Propaganda, Narrative and Geometry

We often hear the word propaganda in the press and in the media. I wonder what kind of force this represents. The competitive force is always the one that comes first to mind. This is because I think of economics and social behavior. Yet propaganda is the ability to set the narrative, it is the ability to change a person’s mind. How does one include such a force in a detailed theory of behavior? Is the narrative a gravitational field that draws all under its sway to move in the same direction, friend and foe alike? Does this field owe its strength to some type of concentration of mass or energy at some strategic location? Might we call it strategic capital? How do I see that such a narrative effectively describes the process? Is this narrative distinct from other cooperative forces as well as any competitive forces? How would I tell?

To approach an answer to these questions that might be acceptable to most reasonable audiences, I anticipate that I must overcome a general fear such audiences have of numbers being used to describe human behaviors. Perhaps it is more general. In many cases we don’t like using numbers even when describing physical events. Take our conversation of weather. Are we more comfortable in reducing weather to a yes/no prediction of rain tomorrow than in understanding the complexities of airflow, humidity and pressure as a function of time? The former is like a person deciding, albeit an unknown weather god. The latter involves taking a stand on understanding. I think we are most comfortable with a yes/no prediction.

What is involved in the more complex understanding? Weather phenomena are not the acts of a capricious god but are the result of a process involving interacting parts spread out in both space and time. This process occurs in a continuum over space and time. What is happening here and now is dictated by what has happened elsewhere in the past. This is true at every level of scale, not only from a macroscopic but a microscopic perspective. A process view is based not just on a qualitative and discrete yes/no understanding but a quantitative description. The quantitative description provides the geometry; without this geometry the process is hidden.

But, you raise the valid objection that social phenomena are inherently uncertain and intrinsically about decisions which are discrete yes/no type outcomes. How can such events possibly be described as part of a continuum? My choice at this instant does not continuously flow from choices made in the past. It is a gamble and I might in fact, if given the chance, make exactly the opposite choice. Yet even in physics we have phenomena at the quantum level that from a certain point of view are uncertain and if viewed in a certain way, appear to be discontinuous. That fact has not prevented us from looking at them from another point of view as being described by a differential geometry in both time and space. Indeed, we suggest that game theory has provided us a perspective that social interactions in fact can be viewed geometrically if we focus on the mixed strategies and how they evolve in time as opposed to the pure strategies that focus on the uncertainties. We don’t focus on the actual decision, but on the mixture of decisions that are possible at any point in time.

As an example, consider that over the last decade, wealth has redistributed itself dramatically (Piketty, 2014). It has not happened discontinuously. It has evolved over time and appears to change continuously across social strata. Some members of the middle class have become wealthy whereas others have become poor. The changes reflect a process, not a capricious set of changes. The process is even more in evidence over long time scales of centuries. These then might be examples that we can focus our attention.

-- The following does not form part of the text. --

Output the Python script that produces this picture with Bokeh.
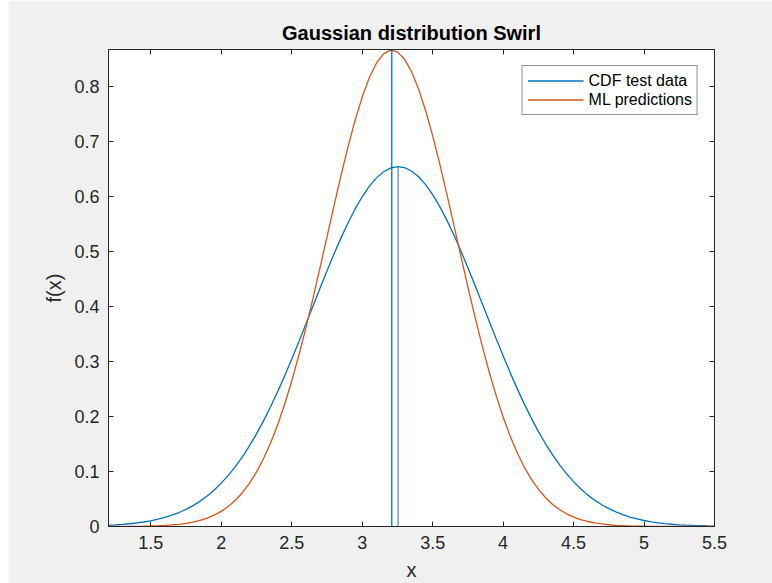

Suppose we analyze the flow of wealth and assume for simplicity it is distributed to two distinct populations. If the populations are valued similarly and if the interaction is zero-sum, we expect each to receive the same payoffs in the sense that what one wins, the other loses. But what if one population believes their payoff, if they win, is much higher than the other population?  We still achieve a zero sum type game if we balance the product of the population and value for each side. If it is agreed that one side is 10 times more valuable, then this works if the other side has 10 times the population. What matters here is the interplay between competition and propaganda, since there may in fact be no objective reason for the valuation other than a possibly enforced agreement. This then is an example from the data supporting the geometric geometry view, since we can see how the flows change as a function of wealth distribution.

So we return to the question of propaganda and narrative, which we view as a question of process. In the above example, the valuation of wealth is felt equally by both populations, yet it may not be factually based. From a theoretical point of view that is really fine. We are not establishing the “truth” of the valuation, but the outcome given that both sides adopt this “truth”. Whether this is a useful exercise is ultimately a question of measurement and quantitative analysis. In a differential geometry theory of decision processes, we look for confirmation in data (behaviors) that highlight the existence of the process. For example, for weather predictions, it is not enough to predict rain versus not rain; rather we must predict in addition behaviors that change continuously with space and time like air flow. Therefore, for social behaviors we must look for flows, as an example, which change continuously with strategic position and time.

We seek to gain understanding from two distinct directions. We look at data to be convinced social behaviors are in fact geometric processes and we look at results of theoretical simulations to be convinced that geometrical processes might explain such data. At some point we hope that these two approaches meet, even though we are not there yet.